Legal Services Available for Financing Support
Legal services play a crucial role in facilitating financing transactions in Pakistan. Available services include:
- Due diligence on project and company assets
- Drafting and reviewing financing agreements
- Regulatory compliance advisory
- Structuring of financing transactions
- Security creation and perfection
- Intellectual property rights protection
- Dispute resolution and arbitration
- Tax planning and optimization
- Environmental law compliance
- Foreign investment advisory
- Mergers and acquisitions support
- Capital markets and securities law advice
Law firms specializing in corporate and finance law provide these services, ensuring that financing transactions comply with Pakistani laws and international best practices.
Types of Financing Options for Projects and Companies
Pakistan offers various financing options for projects and companies:
- Term loans from commercial banks
- Working capital facilities (overdrafts, revolving credits)
- Project finance for infrastructure and energy sectors
- Islamic financing (Murabaha, Ijara, Musharaka)
- Equity financing through stock markets
- Private equity and venture capital investments
- Mezzanine financing (subordinated debt with equity features)
- Bond issuances (corporate bonds, sukuk)
- Export credit agency financing for international trade
- Microfinance for small businesses and startups
- Government-backed loan schemes for priority sectors
- Syndicated loans for large-scale projects
- Leasing and hire purchase arrangements
- Factoring and invoice discounting
Each option has its own characteristics, suited to different project sizes, risk profiles, and industry sectors.
Importance of Business Plans in Financing Applications
Business plans are fundamental to financing applications in Pakistan, serving multiple purposes:
- Demonstrating project viability and profitability
- Outlining market potential and competitive advantage
- Providing detailed financial projections and assumptions
- Identifying key risks and mitigation strategies
- Showcasing management team capabilities
- Detailing operational plans and resource requirements
- Establishing clear milestones and performance indicators
- Articulating the company’s vision and long-term strategy
- Supporting valuation assessments for equity investments
- Facilitating due diligence processes by financiers
A well-crafted business plan enhances credibility and increases the likelihood of securing financing on favorable terms.
Considerations for Debt vs. Equity Financing
When choosing between debt and equity financing in Pakistan, companies must consider:
- Cost of capital and impact on profitability
- Control and ownership dilution concerns
- Repayment obligations and cash flow implications
- Tax implications (interest deductibility vs. dividend taxation)
- Risk profile and lender/investor expectations
- Flexibility in financial management
- Regulatory requirements for each financing type
- Market conditions and investor appetite
- Company’s growth stage and financial health
- Collateral availability for debt financing
- Exit strategies for equity investors
- Covenant restrictions on business operations
Balancing these factors helps in selecting the most appropriate financing structure for the project or company’s needs.

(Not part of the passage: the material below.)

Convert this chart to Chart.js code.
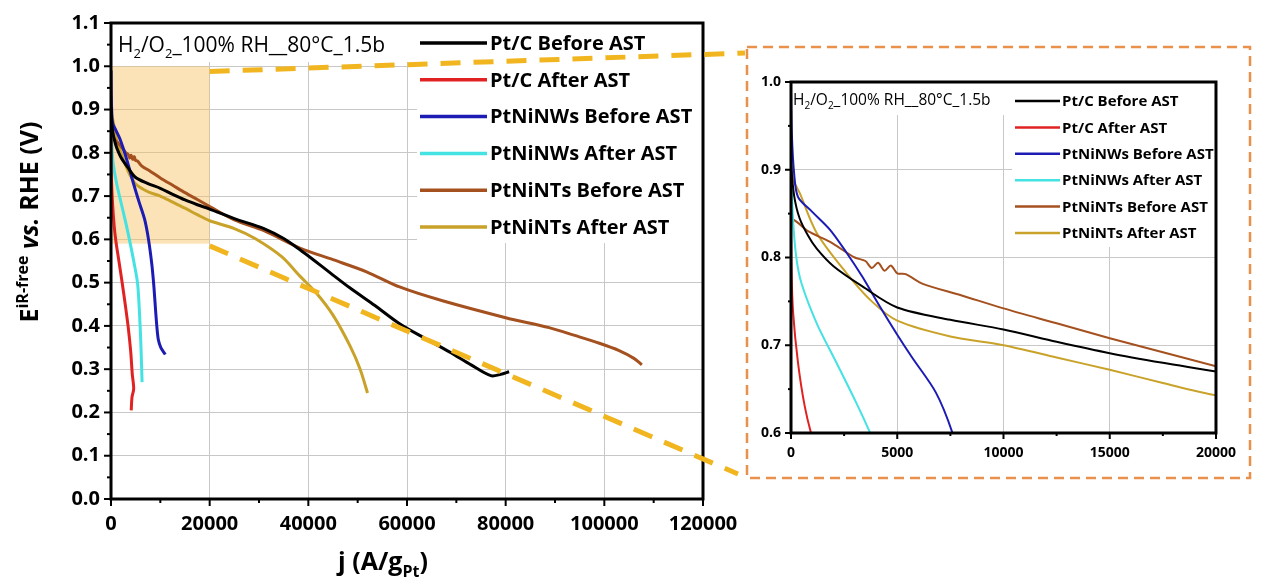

Post-Financing Compliance and Reporting Requirements
After securing financing, projects and companies in Pakistan must adhere to various compliance and reporting requirements:
- Regular financial reporting to lenders or investors
- Compliance with loan covenants and financial ratios
- Timely interest and principal repayments
- Maintenance of collateral and security arrangements
- Periodic project progress reports
- Environmental and social compliance reporting
- Corporate governance adherence for listed companies
- Regulatory filings with SECP and other relevant authorities
- Audited annual financial statements
- Disclosure of material events affecting the business
- Compliance with anti-money laundering regulations
- Adherence to foreign exchange regulations for international financing
Meeting these requirements is crucial for maintaining good relationships with financiers and ensuring continued access to capital markets.
FAQs
1. What types of projects are eligible for financing?

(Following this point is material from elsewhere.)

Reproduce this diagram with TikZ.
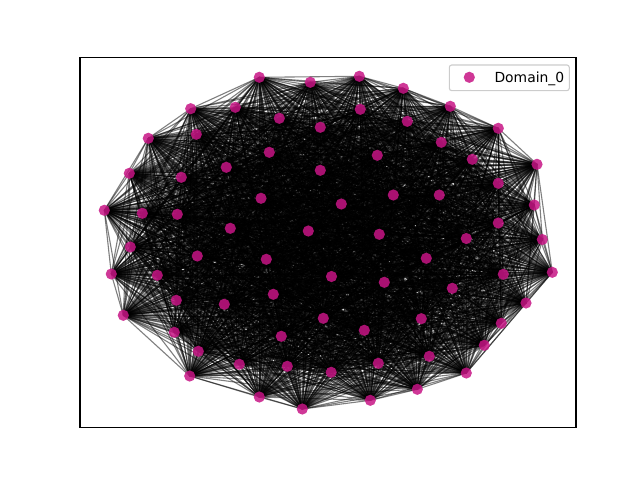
\documentclass[tikz,border=0pt]{standalone}
\usepackage{fontspec}
\setmainfont{DejaVu Sans}
\definecolor{domcol}{RGB}{199,21,133}
\tikzset{
  edge/.style={black,line width=1.1pt},
  vertex/.style={domcol,fill opacity=0.85},
}

\begin{document}
\begin{tikzpicture}[x=1pt,y=-1pt]
    \useasboundingbox (0,0) rectangle (640,480);
    \foreach \i/\x/\y in {1/259.3/77.3,2/310.3/82.3,3/190.7/108.7,4/235.3/107.3,5/279.3/118.3,
      6/320.3/127.3,7/196.3/134.3,8/148.3/138.3,9/269.3/152.3,10/320.3/170.3,
      11/129.3/173.3,12/226.3/167.3,13/181.3/177.3,14/261/198.3,15/104.3/210.3,
      16/142.3/213.3,17/177.3/214.3,18/230.3/228.3,19/308.3/231,20/359.3/76.3,
      21/403.3/88.3,22/360.3/109.3,23/450.3/106.3,24/407.3/121.3,25/498.3/128.3,
      26/441.3/142.3,27/377.3/155.3,28/472.3/159.3,29/537/164.3,30/498.3/183.3,
      31/393.3/195,32/439.3/195,33/341.3/204,34/534.3/205,35/498.3/223,
      36/379.3/234.3,37/466.3/238.5,38/542.3/239.5,39/130.3/247,40/197.3/256,
      41/266.3/259.3,42/111.3/274,43/157.3/275.3,44/331.5/276.5,45/273.3/294.3,
      46/176.3/300.3,47/224.3/304.3,48/123.3/315.3,49/323.3/318.3,50/281.3/336.3,
      51/174.3/332.3,52/198.3/351.3,53/239.3/364.3,54/287.3/366.3,55/189.7/376,
      56/331.2/372.3,57/259.3/397,58/302.3/409,59/552.3/272.3,60/426.3/258.3,
      61/503.3/274.3,62/384.3/282.3,63/452.3/288.3,64/526/303,65/421.3/318.7,
      66/501.3/323.3,67/364.3/330.3,68/484.3/345.3,69/429.3/356.3,70/378.3/363.3,
      71/466.3/373,72/417.3/389.3,73/370.3/400.3}
      \coordinate (n\i) at (\x,\y);
    \begin{scope}[draw opacity=0.5]
    \foreach \i in {1,...,72} {
      \pgfmathtruncatemacro\nxt{\i+1}
      \foreach \j in {\nxt,...,73}
        \draw[edge] (n\i) -- (n\j);
    }
    \end{scope}
    \foreach \i in {1,...,73}
      \fill[vertex] (n\i) circle (5.6pt);
    % axes frame
    \draw[line width=1.1pt] (80,57.6) rectangle (576,427.2);
    % legend
    \node[draw={rgb,255:red,204;green,204;blue,204},fill=white,fill opacity=0.8,
      text opacity=1,rounded corners=2.5pt,line width=1.1pt,
      minimum width=120pt,minimum height=25.7pt,inner sep=0pt] (legend) at (509.3,77.8) {};
    \fill[vertex] (469.3,77.3) coordinate (mark) circle (5.6pt);
    \node[anchor=base west,inner sep=0pt,font=\fontsize{13.9}{16}\selectfont] (lab) at (494.3,82.3) {Domain\_0};
\end{tikzpicture}
\end{document}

Projects eligible for financing in Pakistan include infrastructure development, energy production, manufacturing, real estate, technology startups, and agricultural initiatives. Eligibility criteria vary by lender and sector, with emphasis on economic viability and alignment with national development goals.
2. How long does it take to secure project financing?

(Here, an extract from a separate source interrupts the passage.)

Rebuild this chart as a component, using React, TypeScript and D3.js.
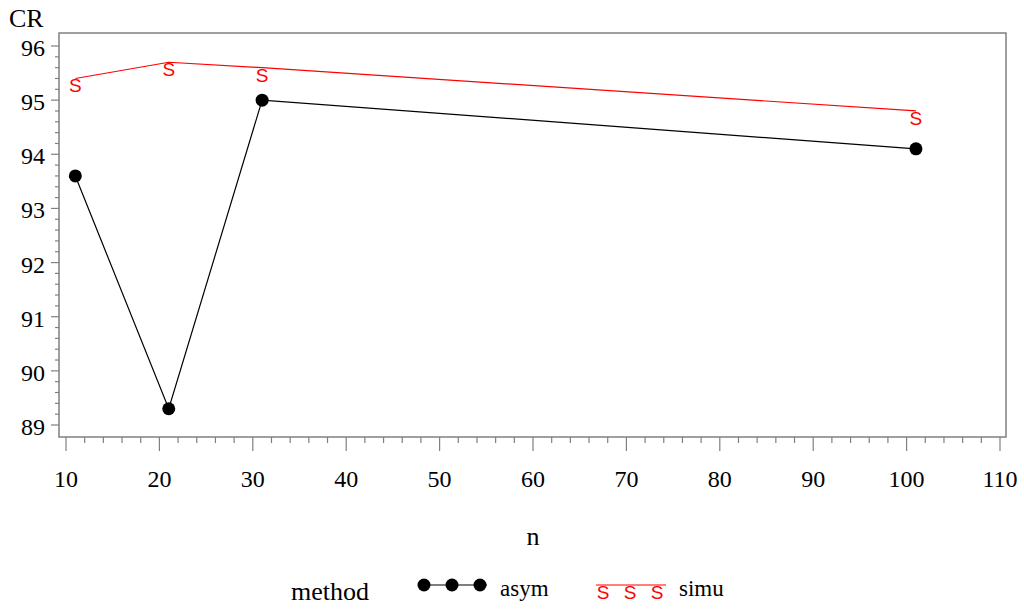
import React, { useEffect, useRef } from "react";
import * as d3 from "d3";

const nValues = [11, 21, 31, 101];
const asym = [93.6, 89.3, 95.0, 94.1];
const simu = [95.4, 95.7, 95.6, 94.8];
const xTicks = [10, 20, 30, 40, 50, 60, 70, 80, 90, 100, 110];
const yTicks = [89, 90, 91, 92, 93, 94, 95, 96];

const App = () => {
  const svgRef = useRef<SVGSVGElement | null>(null);

  useEffect(() => {
    const width = 1024;
    const height = 611;
    const svg = d3.select(svgRef.current).attr("width", width).attr("height", height);
    svg.selectAll("*").remove();

    const font = "'Liberation Serif', 'Times New Roman', serif";
    const symFont = "'Liberation Sans', Arial, sans-serif";
    const frame = { left: 59, right: 1006, top: 33, bottom: 437 };

    const x = d3.scaleLinear().domain([10, 110]).range([66, 1000]);
    const y = d3.scaleLinear().domain([89, 96]).range([425, 46]);

    svg.append("rect").attr("width", width).attr("height", height).attr("fill", "white");

    // frame
    svg
      .append("rect")
      .attr("x", frame.left)
      .attr("y", frame.top)
      .attr("width", frame.right - frame.left)
      .attr("height", frame.bottom - frame.top)
      .attr("fill", "none")
      .attr("stroke", "#808080")
      .attr("stroke-width", 1.5);

    // y axis ticks
    const yMinor = d3.range(89, 96.01, 0.2);
    svg
      .append("g")
      .selectAll("line")
      .data(yMinor)
      .enter()
      .append("line")
      .attr("x1", frame.left)
      .attr("x2", (d) => (Math.abs(d - Math.round(d)) < 0.01 ? frame.left - 8 : frame.left - 4))
      .attr("y1", (d) => y(d))
      .attr("y2", (d) => y(d))
      .attr("stroke", "#808080")
      .attr("stroke-width", 1.2);

    svg
      .append("g")
      .selectAll("text")
      .data(yTicks)
      .enter()
      .append("text")
      .attr("x", 45)
      .attr("y", (d) => y(d) + 10)
      .attr("text-anchor", "end")
      .style("font-family", font)
      .style("font-size", "24px")
      .text((d) => d);

    // x axis ticks
    const xMinor = d3.range(10, 110.01, 2);
    svg
      .append("g")
      .selectAll("line")
      .data(xMinor)
      .enter()
      .append("line")
      .attr("x1", (d) => x(d))
      .attr("x2", (d) => x(d))
      .attr("y1", frame.bottom)
      .attr("y2", (d) => (d % 10 === 0 ? frame.bottom + 14 : frame.bottom + 6))
      .attr("stroke", "#808080")
      .attr("stroke-width", 1.2);

    svg
      .append("g")
      .selectAll("text")
      .data(xTicks)
      .enter()
      .append("text")
      .attr("x", (d) => x(d))
      .attr("y", 487)
      .attr("text-anchor", "middle")
      .style("font-family", font)
      .style("font-size", "24px")
      .text((d) => d);

    // axis titles
    svg
      .append("text")
      .attr("x", 9)
      .attr("y", 27)
      .style("font-family", font)
      .style("font-size", "26px")
      .text("CR");

    svg
      .append("text")
      .attr("x", 533)
      .attr("y", 545)
      .attr("text-anchor", "middle")
      .style("font-family", font)
      .style("font-size", "26px")
      .text("n");

    const line = d3
      .line<number>()
      .x((_, i) => x(nValues[i]))
      .y((d) => y(d));

    // simu series
    svg
      .append("path")
      .attr("d", line(simu))
      .attr("fill", "none")
      .attr("stroke", "#ff0000")
      .attr("stroke-width", 1.2);

    svg
      .append("g")
      .selectAll("text")
      .data(simu)
      .enter()
      .append("text")
      .attr("x", (_, i) => x(nValues[i]))
      .attr("y", (d) => y(d) + 14)
      .attr("text-anchor", "middle")
      .attr("fill", "#ff0000")
      .style("font-family", symFont)
      .style("font-size", "19px")
      .text("S");

    // asym series
    svg
      .append("path")
      .attr("d", line(asym))
      .attr("fill", "none")
      .attr("stroke", "black")
      .attr("stroke-width", 1.2);

    svg
      .append("g")
      .selectAll("circle")
      .data(asym)
      .enter()
      .append("circle")
      .attr("cx", (_, i) => x(nValues[i]))
      .attr("cy", (d) => y(d))
      .attr("r", 6.5)
      .attr("fill", "black");

    // legend
    const ly = 585;
    svg
      .append("text")
      .attr("x", 291)
      .attr("y", 600)
      .style("font-family", font)
      .style("font-size", "26px")
      .text("method");

    svg
      .append("line")
      .attr("x1", 418)
      .attr("x2", 487)
      .attr("y1", ly)
      .attr("y2", ly)
      .attr("stroke", "black")
      .attr("stroke-width", 1.2);
    svg
      .append("g")
      .selectAll("circle")
      .data([424, 452, 480])
      .enter()
      .append("circle")
      .attr("cx", (d) => d)
      .attr("cy", ly)
      .attr("r", 6.5)
      .attr("fill", "black");
    svg
      .append("text")
      .attr("x", 500)
      .attr("y", 596)
      .style("font-family", font)
      .style("font-size", "23px")
      .text("asym");

    svg
      .append("line")
      .attr("x1", 596)
      .attr("x2", 666)
      .attr("y1", ly)
      .attr("y2", ly)
      .attr("stroke", "#ff0000")
      .attr("stroke-width", 1.2);
    svg
      .append("g")
      .selectAll("text")
      .data([603, 630, 657])
      .enter()
      .append("text")
      .attr("x", (d) => d)
      .attr("y", ly + 14)
      .attr("text-anchor", "middle")
      .attr("fill", "#ff0000")
      .style("font-family", symFont)
      .style("font-size", "19px")
      .text("S");
    svg
      .append("text")
      .attr("x", 679)
      .attr("y", 596)
      .style("font-family", font)
      .style("font-size", "23px")
      .text("simu");
  }, []);

  return (
    <div style={{ position: "absolute", left: 0, top: 0 }}>
      <svg ref={svgRef} style={{ display: "block" }}></svg>
    </div>
  );
};

export default App;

Securing project financing in Pakistan typically takes 2-12 months, depending on project complexity, financing amount, and required approvals. Small business loans may be processed in weeks, while large infrastructure projects can take up to a year for full financial closure.
3. What collateral is typically required for company financing?
Common collateral for company financing in Pakistan includes real estate, machinery, inventory, accounts receivable, and personal guarantees from directors. The type and value of collateral required depend on the loan amount, company’s financial health, and lender’s risk assessment.
4. Are there government incentives for certain types of projects?
Yes, the Pakistani government offers incentives for projects in priority sectors such as renewable energy, export-oriented industries, and Special Economic Zones. These may include tax holidays, reduced import duties, and preferential financing rates through state-owned banks.
5. How do lenders assess project viability?
Lenders assess project viability through financial projections, market analysis, technical feasibility studies, and management capability evaluations. They consider factors like cash flow sustainability, return on investment, risk mitigation strategies, and alignment with economic trends and policies.
6. Can startups access project or company financing?
Startups in Pakistan can access financing through venture capital, angel investors, incubator programs, and specialized government schemes. Traditional bank financing may be challenging for early-stage startups, but options like microfinance and seed funding are available for promising business models.